■ **Challenge**
Set down, exactly as written, the lines from the top of the data to the line that holds "const trendX: number[]", and omit the pictures.

■ **The data**
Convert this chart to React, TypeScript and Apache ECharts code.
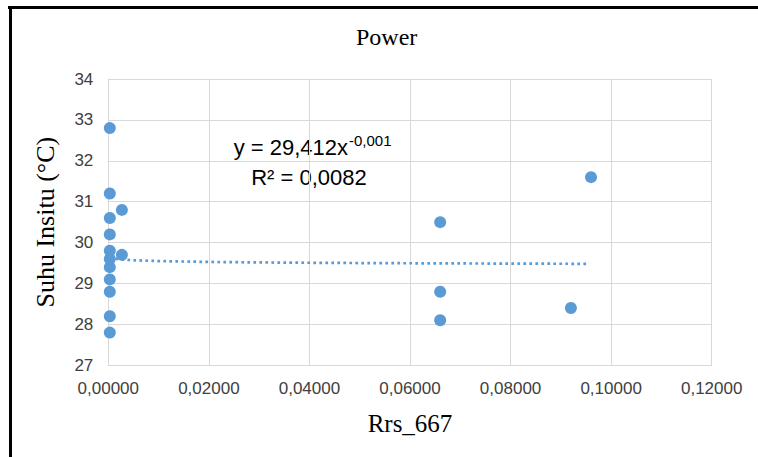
import React, { useEffect, useRef } from "react";
import * as echarts from "echarts";

// Scatter data
const xValues: number[] = [
  0.0003, 0.0003, 0.0003, 0.0003, 0.0003, 0.0003, 0.0003, 0.0003, 0.0003, 0.0003, 0.0003,
  0.0027, 0.0027, 0.066, 0.066, 0.066, 0.092, 0.096,
];
const yValues: number[] = [
  32.8, 31.2, 30.6, 30.2, 29.8, 29.6, 29.4, 29.1, 28.8, 28.2, 27.8,
  30.8, 29.7, 30.5, 28.8, 28.1, 28.4, 31.6,
];

// Power trendline as stated on the chart: y = 29,412 x^-0,001
const trendCoefA = 29.412;
const trendCoefB = -0.001;
const trendX: number[] = [0.0003, 0.001, 0.002, 0.005, 0.01, 0.02, 0.03, 0.04, 0.05, 0.06, 0.07, 0.08, 0.09, 0.0955];

const chartTitle = "Power";
const xAxisTitle = "Rrs_667";
const yAxisTitle = "Suhu Insitu (°C)";
const eqMain = "y = 29,412x";
const eqSup = "-0,001";
const eqR2 = "R² = 0,0082";

const xMin = 0, xMax = 0.12, xStep = 0.02;
const yMin = 27, yMax = 34, yStep = 1;

export default function App() {
  const ref = useRef<HTMLDivElement>(null);
  useEffect(() => {
    if (!ref.current) return;
    const chart = echarts.init(ref.current, null, { renderer: "svg" });
    const points = xValues.map((x, i) => [x, yValues[i]]);
    const trend = trendX.map((x) => [x, trendCoefA * Math.pow(x, trendCoefB)]);
    const blue = "#5B9BD5";
    const grid = "#d9d9d9";
    const serif = "'Liberation Serif', 'Times New Roman', serif";
    const sans = "'Liberation Sans', Arial, sans-serif";
    chart.setOption({
      animation: false,
      backgroundColor: "#ffffff",
      title: {
        text: chartTitle,
        left: 356,
        top: 25,
        padding: 0,
        textStyle: { fontFamily: serif, fontSize: 24, fontWeight: "normal", color: "#000" },
      },
      grid: { left: 108.3, right: 46.3, top: 79, bottom: 91.7, containLabel: false },
      xAxis: {
        type: "value",
        min: xMin,
        max: xMax,
        interval: xStep,
        name: xAxisTitle,
        nameLocation: "middle",
        nameGap: 46,
        nameTextStyle: { fontFamily: serif, fontSize: 25, color: "#000" },
        axisLine: { show: true, lineStyle: { color: grid, width: 1 } },
        axisTick: { show: false },
        axisLabel: {
          margin: 15,
          fontFamily: sans,
          fontSize: 17,
          color: "#404040",
          formatter: (v: number) => v.toFixed(5).replace(".", ","),
        },
        splitLine: { show: true, lineStyle: { color: grid, width: 1 } },
      },
      yAxis: {
        type: "value",
        min: yMin,
        max: yMax,
        interval: yStep,
        name: yAxisTitle,
        nameLocation: "middle",
        nameGap: 50,
        nameRotate: 90,
        nameTextStyle: { fontFamily: serif, fontSize: 26, color: "#000" },
        axisLine: { show: true, lineStyle: { color: grid, width: 1 } },
        axisTick: { show: false },
        axisLabel: { margin: 15, fontFamily: sans, fontSize: 17, color: "#404040" },
        splitLine: { show: true, lineStyle: { color: grid, width: 1 } },
      },
      series: [
        {
          type: "line",
          data: trend,
          showSymbol: false,
          symbol: "none",
          smooth: false,
          lineStyle: { color: blue, width: 2.7, type: [2.7, 3.3], cap: "butt" },
          z: 3,
        },
        {
          type: "scatter",
          data: points,
          symbol: "circle",
          symbolSize: 12,
          itemStyle: { color: blue, opacity: 1 },
          z: 2,
        },
      ],
      graphic: [
        { type: "line", shape: { x1: 8, y1: 7.5, x2: 758, y2: 7.5 }, style: { stroke: "#000", lineWidth: 3 } },
        { type: "line", shape: { x1: 10.5, y1: 6, x2: 10.5, y2: 457 }, style: { stroke: "#000", lineWidth: 3 } },
        {
          type: "text",
          x: 348,
          y: 147,
          style: { text: eqMain, font: `22px ${sans}`, fill: "#000", textAlign: "right", textVerticalAlign: "middle" },
        },
        {
          type: "text",
          x: 349,
          y: 140,
          style: { text: eqSup, font: `15px ${sans}`, fill: "#000", textAlign: "left", textVerticalAlign: "middle" },
        },
        {
          type: "text",
          x: 309,
          y: 177,
          style: { text: eqR2, font: `22px ${sans}`, fill: "#000", textAlign: "center", textVerticalAlign: "middle" },
        },
      ],
    });
    return () => chart.dispose();
  }, []);
  return <div ref={ref} style={{ position: "fixed", left: 0, top: 0, width: 758, height: 457 }} />;
}
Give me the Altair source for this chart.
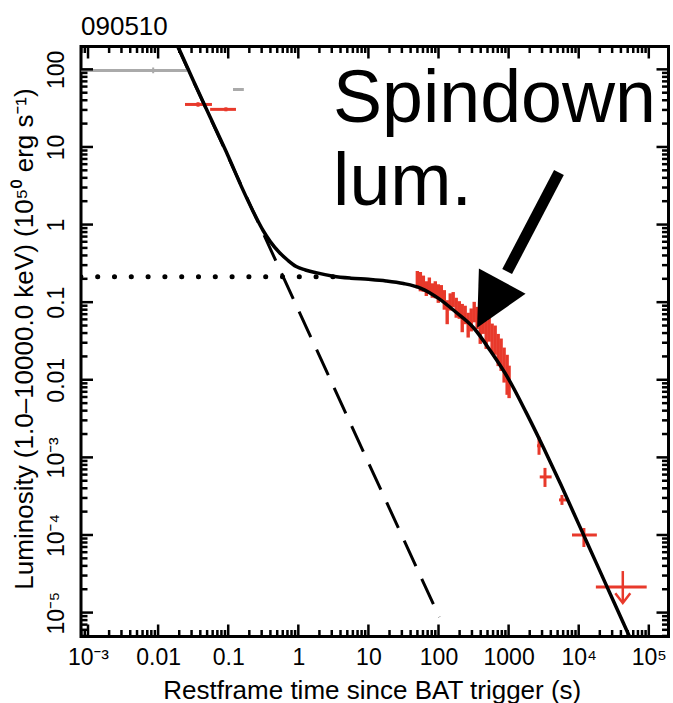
import json
import altair as alt
import pandas as pd

# ---------------- data ----------------
# model curve (solid): total = steep decay + spindown
model_t = [0.0186, 0.0316, 0.0562, 0.1, 0.158, 0.224, 0.316, 0.398, 0.537, 0.708, 0.933,
           1.26, 1.78, 3.16, 5.62, 10, 17.8, 31.6, 56.2, 100, 178, 316, 562, 1000, 1778,
           3162, 5623, 10000, 17783, 31623, 56234]
model_L = [210, 72.4, 23.4, 7.59, 2.95, 1.51, 0.832, 0.603, 0.437, 0.347, 0.288,
           0.260, 0.240, 0.216, 0.204, 0.197, 0.188, 0.174, 0.151, 0.112, 0.0741, 0.0468,
           0.0229, 0.0102, 3.80e-3, 1.32e-3, 4.37e-4, 1.38e-4, 4.37e-5, 1.38e-5, 4.37e-6]
# steep power-law component (dashed)
dash_t = [0.0183, 102.6]
dash_L = [210, 8.75e-6]
# spindown plateau level (dotted)
plateau_t = [7.9e-4, 3.3]
plateau_L = [0.213, 0.213]

# XRT data (red cluster)
xrt_t = [49.9, 55.1, 60.8, 67.0, 74.0, 81.6, 90.0, 99.3, 109.6, 121, 133, 147, 162, 179,
         198, 218, 240, 265, 293, 323, 356, 394, 434, 479, 528, 582, 643, 710, 782, 863,
         953, 1016]
xrt_L = [0.195, 0.184, 0.173, 0.149, 0.163, 0.141, 0.145, 0.129, 0.133, 0.108, 0.0754,
         0.101, 0.108, 0.0849, 0.080, 0.0631, 0.069, 0.0513, 0.0594, 0.0754, 0.0631, 0.0442,
         0.056, 0.0381, 0.0442, 0.0348, 0.0328, 0.0244, 0.0210, 0.0156, 0.0116, 0.0094]
xrt_lo = [0.150, 0.138, 0.136, 0.120, 0.128, 0.114, 0.112, 0.098, 0.106, 0.080, 0.052,
          0.078, 0.086, 0.063, 0.061, 0.041, 0.052, 0.035, 0.042, 0.055, 0.045, 0.029,
          0.039, 0.025, 0.031, 0.022, 0.021, 0.015, 0.013, 0.0092, 0.0064, 0.0058]
xrt_hi = [0.252, 0.245, 0.220, 0.186, 0.208, 0.175, 0.186, 0.170, 0.166, 0.143, 0.106,
          0.130, 0.135, 0.114, 0.103, 0.095, 0.090, 0.073, 0.083, 0.101, 0.087, 0.067,
          0.080, 0.058, 0.063, 0.053, 0.050, 0.039, 0.034, 0.026, 0.021, 0.0152]

# late XRT points
late_t = [2716, 3304, 5770, 11860]
late_tlo = [2547, 2780, 5230, 8020]
late_thi = [2904, 4110, 6800, 18160]
late_L = [1.41e-3, 5.6e-4, 2.83e-4, 1.0e-4]
late_lo = [1.08e-3, 4.16e-4, 2.44e-4, 7.0e-5]
late_hi = [1.84e-3, 7.32e-4, 3.28e-4, 1.23e-4]

# upper limit
ul_t = [42560]
ul_tlo = [17580]
ul_thi = [93300]
ul_L = [2.13e-5]
ul_top = [3.43e-5]
ul_tip = [1.33e-5]

# BAT points (red)
bat_t = [0.0371, 0.0927]
bat_tlo = [0.0242, 0.0552]
bat_thi = [0.0586, 0.129]
bat_L = [35.3, 30.5]
bat_lo = [33.0, 28.8]
bat_hi = [37.7, 32.4]

# grey points
grey_t = [0.0085, 0.14]
grey_tlo = [8.0e-4, 0.117]
grey_thi = [0.0258, 0.167]
grey_L = [97, 55]
grey_lo = [89, 53]
grey_hi = [106, 57]

# annotation
note_lines = ["Spindown", "lum."]
note_t = [3.13, 3.13]
note_L = [21.0, 1.79]
arrow_t = [5224, 953]
arrow_L = [4.69, 0.248]
head_t = [537]
head_L = [0.0935]

# axes
x_major = [1e-3, 1e-2, 0.1, 1, 10, 100, 1000, 1e4, 1e5]
x_labels = ["10⁻³", "0.01", "0.1", "1", "10", "100", "1000", "10⁴", "10⁵"]
y_major = [1e-5, 1e-4, 1e-3, 0.01, 0.1, 1, 10, 100]
y_labels = ["10⁻⁵", "10⁻⁴", "10⁻³", "0.01", "0.1", "1", "10", "100"]
minor_mult = [2, 3, 4, 5, 6, 7, 8, 9]

X_DOM = [7.94e-4, 1.91e5]
Y_DOM = [4.92e-6, 197]

# ---------------- chart ----------------
W, H = 587.5, 590
FONT = "Liberation Sans"
TFONT = "Liberation Sans, Noto Sans, DejaVu Sans"
RED = "#e8392b"
GREY = "#aaaaaa"

xs = alt.Scale(type="log", domain=X_DOM, nice=False)
ys = alt.Scale(type="log", domain=Y_DOM, nice=False)


def lab_expr(values, labels):
    return "%s[indexof(%s, datum.value)]" % (
        json.dumps(labels, ensure_ascii=False), json.dumps(values))


xaxis = alt.Axis(
    values=x_major, labelExpr=lab_expr(x_major, x_labels), ticks=False, tickSize=0,
    domain=False, grid=False, labelFont=TFONT, labelFontSize=23, labelColor="black",
    labelPadding=10, labelFlush=False, labelOverlap=False,
    title="Restframe time since BAT trigger (s)", titleFont=FONT, titleFontSize=26,
    titleFontWeight="normal", titleColor="black", titleBaseline="alphabetic",
    titleAlign="center", titleY=61.5, titleX=W / 2 - 3,
)
yaxis = alt.Axis(
    values=y_major, labelExpr=lab_expr(y_major, y_labels), ticks=False, tickSize=0,
    domain=False, grid=False, labelFont=TFONT, labelFontSize=23, labelColor="black",
    labelAngle=270, labelAlign="center", labelBaseline="alphabetic", labelPadding=18,
    labelFlush=False, labelOverlap=False,
    title="Luminosity (1.0–10000.0 keV) (10⁵⁰ erg s⁻¹)", titleFont=TFONT,
    titleFontSize=26, titleFontWeight="normal", titleColor="black", titleAngle=270,
    titleAlign="center", titleBaseline="alphabetic", titleX=-49, titleY=292,
)


def X(f):
    return alt.X(f, type="quantitative", scale=xs, axis=xaxis)


def Y(f):
    return alt.Y(f, type="quantitative", scale=ys, axis=yaxis)


model_df = pd.DataFrame({"t": model_t, "L": model_L})
dash_df = pd.DataFrame({"t": dash_t, "L": dash_L})
plat_df = pd.DataFrame({"t": plateau_t, "L": plateau_L})
xrt_df = pd.DataFrame({"t": xrt_t, "L": xrt_L, "lo": xrt_lo, "hi": xrt_hi})
late_df = pd.DataFrame({"t": late_t, "tlo": late_tlo, "thi": late_thi,
                        "L": late_L, "lo": late_lo, "hi": late_hi})
ul_df = pd.DataFrame({"t": ul_t, "tlo": ul_tlo, "thi": ul_thi, "L": ul_L,
                      "top": ul_top, "tip": ul_tip})
bat_df = pd.DataFrame({"t": bat_t, "tlo": bat_tlo, "thi": bat_thi,
                       "L": bat_L, "lo": bat_lo, "hi": bat_hi})
grey_df = pd.DataFrame({"t": grey_t, "tlo": grey_tlo, "thi": grey_thi,
                        "L": grey_L, "lo": grey_lo, "hi": grey_hi})
note_df = pd.DataFrame({"s": note_lines, "t": note_t, "L": note_L})
arrow_df = pd.DataFrame({"t0": [arrow_t[0]], "t1": [arrow_t[1]],
                         "L0": [arrow_L[0]], "L1": [arrow_L[1]]})
head_df = pd.DataFrame({"t": head_t, "L": head_L})

x_minor = [m * v for v in [1e-4] + x_major for m in minor_mult
           if X_DOM[0] < m * v < X_DOM[1]]
y_minor = [m * v for v in [1e-6] + y_major for m in minor_mult
           if Y_DOM[0] < m * v < Y_DOM[1]]
xmaj_df = pd.DataFrame({"v": x_major})
xmin_df = pd.DataFrame({"v": x_minor})
ymaj_df = pd.DataFrame({"v": y_major})
ymin_df = pd.DataFrame({"v": y_minor})

layers = []

# dotted plateau
layers.append(alt.Chart(plat_df).mark_line(
    color="black", strokeWidth=5, strokeDash=[0.1, 16.7], strokeCap="round", clip=True
).encode(x=X("t"), y=Y("L")))

# dashed steep component
layers.append(alt.Chart(dash_df).mark_line(
    color="black", strokeWidth=3, strokeDash=[28, 14], clip=True
).encode(x=X("t"), y=Y("L")))

# grey points
layers.append(alt.Chart(grey_df).mark_rule(color=GREY, strokeWidth=3, clip=True)
              .encode(x=X("tlo"), x2="thi", y=Y("L")))
layers.append(alt.Chart(grey_df).mark_rule(color=GREY, strokeWidth=2, clip=True)
              .encode(x=X("t"), y=Y("lo"), y2="hi"))

# BAT red points
layers.append(alt.Chart(bat_df).mark_rule(color=RED, strokeWidth=3)
              .encode(x=X("tlo"), x2="thi", y=Y("L")))
layers.append(alt.Chart(bat_df).mark_rule(color=RED, strokeWidth=3)
              .encode(x=X("t"), y=Y("lo"), y2="hi"))

# XRT cluster
layers.append(alt.Chart(xrt_df).mark_rule(color=RED, strokeWidth=3.4)
              .encode(x=X("t"), y=Y("lo"), y2="hi"))

# late points
layers.append(alt.Chart(late_df).mark_rule(color=RED, strokeWidth=3)
              .encode(x=X("tlo"), x2="thi", y=Y("L")))
layers.append(alt.Chart(late_df).mark_rule(color=RED, strokeWidth=3)
              .encode(x=X("t"), y=Y("lo"), y2="hi"))

# upper limit
layers.append(alt.Chart(ul_df).mark_rule(color=RED, strokeWidth=3)
              .encode(x=X("tlo"), x2="thi", y=Y("L")))
layers.append(alt.Chart(ul_df).mark_rule(color=RED, strokeWidth=2.5)
              .encode(x=X("t"), y=Y("top"), y2="tip"))
layers.append(alt.Chart(ul_df).mark_point(
    shape="M-1,-1.3L0,0L1,-1.3", size=225, filled=False, color=RED,
    strokeWidth=2.5, opacity=1
).encode(x=X("t"), y=Y("tip")))

# solid model curve
layers.append(alt.Chart(model_df).mark_line(
    color="black", strokeWidth=3.5, interpolate="monotone", clip=True
).encode(x=X("t"), y=Y("L")))

# annotation text and arrow
layers.append(alt.Chart(note_df).mark_text(
    align="left", baseline="alphabetic", font=FONT, fontSize=73.5, color="black"
).encode(x=X("t"), y=Y("L"), text="s"))
layers.append(alt.Chart(arrow_df).mark_rule(color="black", strokeWidth=11)
              .encode(x=X("t0"), x2="t1", y=Y("L0"), y2="L1"))
layers.append(alt.Chart(head_df).mark_point(
    shape="M0,1L-1,-1L1,-1Z", size=2809, angle=28.3, filled=True, color="black",
    opacity=1, strokeWidth=0
).encode(x=X("t"), y=Y("L")))

# inward ticks on all four sides
TK_MAJ, TK_MIN, TW = 12, 6.5, 2.5
for df, ln in [(xmaj_df, TK_MAJ), (xmin_df, TK_MIN)]:
    layers.append(alt.Chart(df).mark_rule(color="black", strokeWidth=TW).encode(
        x=X("v"), y=alt.value(H), y2=alt.value(H - ln)))
    layers.append(alt.Chart(df).mark_rule(color="black", strokeWidth=TW).encode(
        x=X("v"), y=alt.value(0), y2=alt.value(ln)))
for df, ln in [(ymaj_df, TK_MAJ), (ymin_df, TK_MIN)]:
    layers.append(alt.Chart(df).mark_rule(color="black", strokeWidth=TW).encode(
        y=Y("v"), x=alt.value(0), x2=alt.value(ln)))
    layers.append(alt.Chart(df).mark_rule(color="black", strokeWidth=TW).encode(
        y=Y("v"), x=alt.value(W), x2=alt.value(W - ln)))

chart = alt.layer(*layers).properties(
    width=W, height=H,
    background="white",
    title=alt.TitleParams("090510", anchor="start", frame="group", font=FONT,
                          fontSize=26, fontWeight="normal", color="black",
                          baseline="alphabetic", offset=-16),
    autosize=alt.AutoSizeParams(type="none"),
    padding={"left": 81, "top": 46.5, "right": 4.5, "bottom": 66.5},
).configure_view(stroke="black", strokeWidth=3)

chart.save("out.html", embed_options={"renderer": "svg", "actions": False})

■ **Full answer**
Convert this chart to React, TypeScript and Apache ECharts code.
import React, { useEffect, useRef } from "react";
import * as echarts from "echarts";

// Scatter data
const xValues: number[] = [
  0.0003, 0.0003, 0.0003, 0.0003, 0.0003, 0.0003, 0.0003, 0.0003, 0.0003, 0.0003, 0.0003,
  0.0027, 0.0027, 0.066, 0.066, 0.066, 0.092, 0.096,
];
const yValues: number[] = [
  32.8, 31.2, 30.6, 30.2, 29.8, 29.6, 29.4, 29.1, 28.8, 28.2, 27.8,
  30.8, 29.7, 30.5, 28.8, 28.1, 28.4, 31.6,
];

// Power trendline as stated on the chart: y = 29,412 x^-0,001
const trendCoefA = 29.412;
const trendCoefB = -0.001;
const trendX: number[] = [0.0003, 0.001, 0.002, 0.005, 0.01, 0.02, 0.03, 0.04, 0.05, 0.06, 0.07, 0.08, 0.09, 0.0955];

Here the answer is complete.